TASK OBJECTIVE -> Below is a listing. Return the lines from the one that contains "Write the Plotly code for this chart." to the one that contains "import plotly.graph_objects as go", both ends included, verbatim and with no pictures.

RAW DATA ->
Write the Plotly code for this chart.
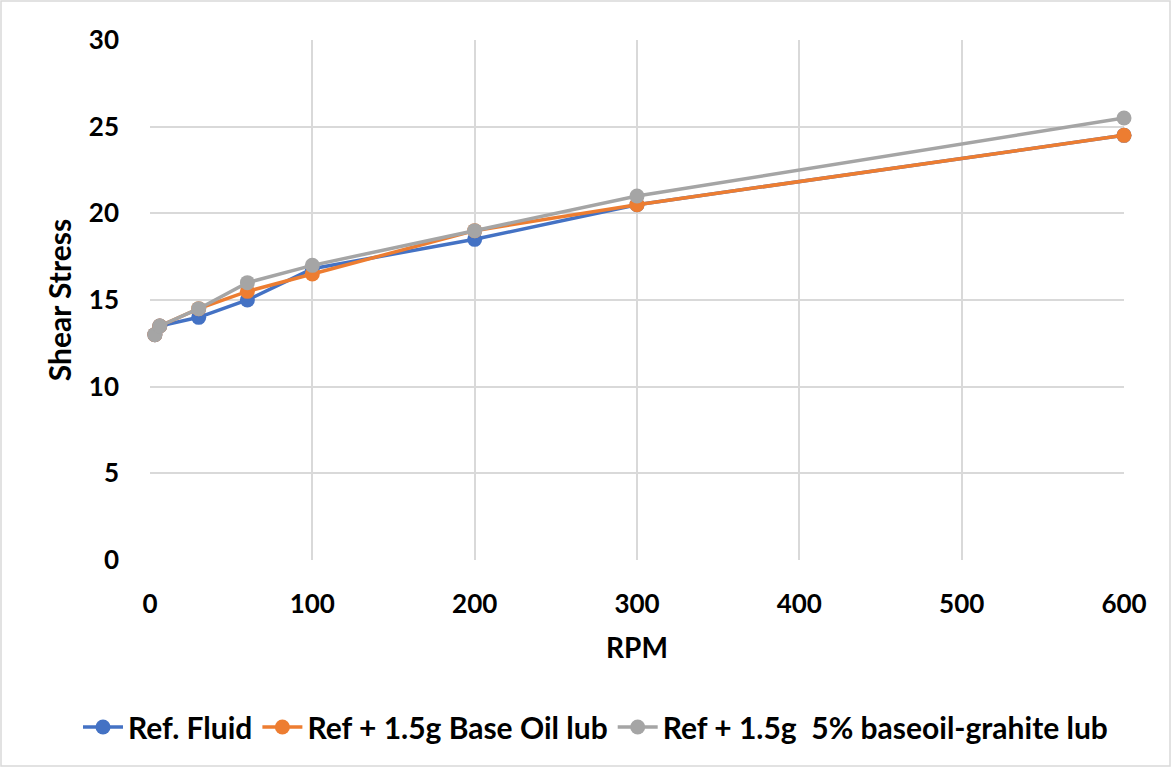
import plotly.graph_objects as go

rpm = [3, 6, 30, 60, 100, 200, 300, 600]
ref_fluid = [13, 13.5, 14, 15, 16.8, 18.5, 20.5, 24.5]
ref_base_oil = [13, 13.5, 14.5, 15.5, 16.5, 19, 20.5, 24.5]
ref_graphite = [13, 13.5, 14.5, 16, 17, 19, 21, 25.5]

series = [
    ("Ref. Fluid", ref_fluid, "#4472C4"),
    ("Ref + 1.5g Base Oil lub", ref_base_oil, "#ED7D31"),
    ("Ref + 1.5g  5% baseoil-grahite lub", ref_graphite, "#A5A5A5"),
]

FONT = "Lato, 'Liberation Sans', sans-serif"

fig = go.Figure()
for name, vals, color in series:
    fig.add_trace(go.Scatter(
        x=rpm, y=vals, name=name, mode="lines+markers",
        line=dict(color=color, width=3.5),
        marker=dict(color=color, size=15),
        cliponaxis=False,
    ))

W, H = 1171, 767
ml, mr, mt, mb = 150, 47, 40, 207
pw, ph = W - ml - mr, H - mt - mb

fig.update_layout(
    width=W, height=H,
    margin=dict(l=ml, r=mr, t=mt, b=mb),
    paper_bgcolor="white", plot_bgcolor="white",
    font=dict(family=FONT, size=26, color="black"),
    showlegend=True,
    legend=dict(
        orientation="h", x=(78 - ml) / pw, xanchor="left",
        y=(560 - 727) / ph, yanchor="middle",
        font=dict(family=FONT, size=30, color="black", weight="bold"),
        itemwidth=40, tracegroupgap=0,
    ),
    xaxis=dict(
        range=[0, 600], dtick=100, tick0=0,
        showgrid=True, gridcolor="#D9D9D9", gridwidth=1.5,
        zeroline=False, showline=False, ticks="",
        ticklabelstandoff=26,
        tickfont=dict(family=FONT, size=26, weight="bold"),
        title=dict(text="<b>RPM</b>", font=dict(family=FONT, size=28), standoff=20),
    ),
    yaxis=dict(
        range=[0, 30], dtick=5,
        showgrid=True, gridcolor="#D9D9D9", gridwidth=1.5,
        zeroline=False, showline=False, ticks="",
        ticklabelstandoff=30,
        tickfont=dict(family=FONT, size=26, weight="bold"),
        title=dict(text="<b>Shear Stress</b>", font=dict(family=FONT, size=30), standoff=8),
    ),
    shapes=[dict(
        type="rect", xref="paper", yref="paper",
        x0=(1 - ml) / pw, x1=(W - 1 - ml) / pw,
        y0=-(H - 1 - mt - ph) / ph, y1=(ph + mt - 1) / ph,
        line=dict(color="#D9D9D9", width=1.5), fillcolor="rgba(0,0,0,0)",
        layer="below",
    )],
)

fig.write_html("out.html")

==

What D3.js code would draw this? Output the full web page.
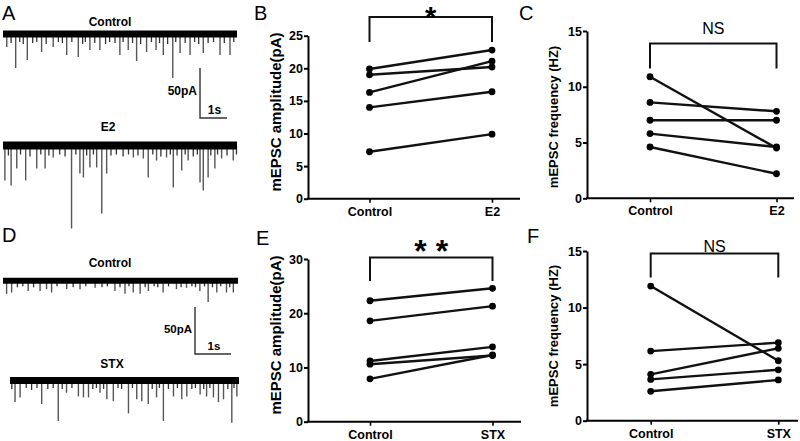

TASK RESPONSE ->
Write the Plotly code for this chart.
import plotly.graph_objects as go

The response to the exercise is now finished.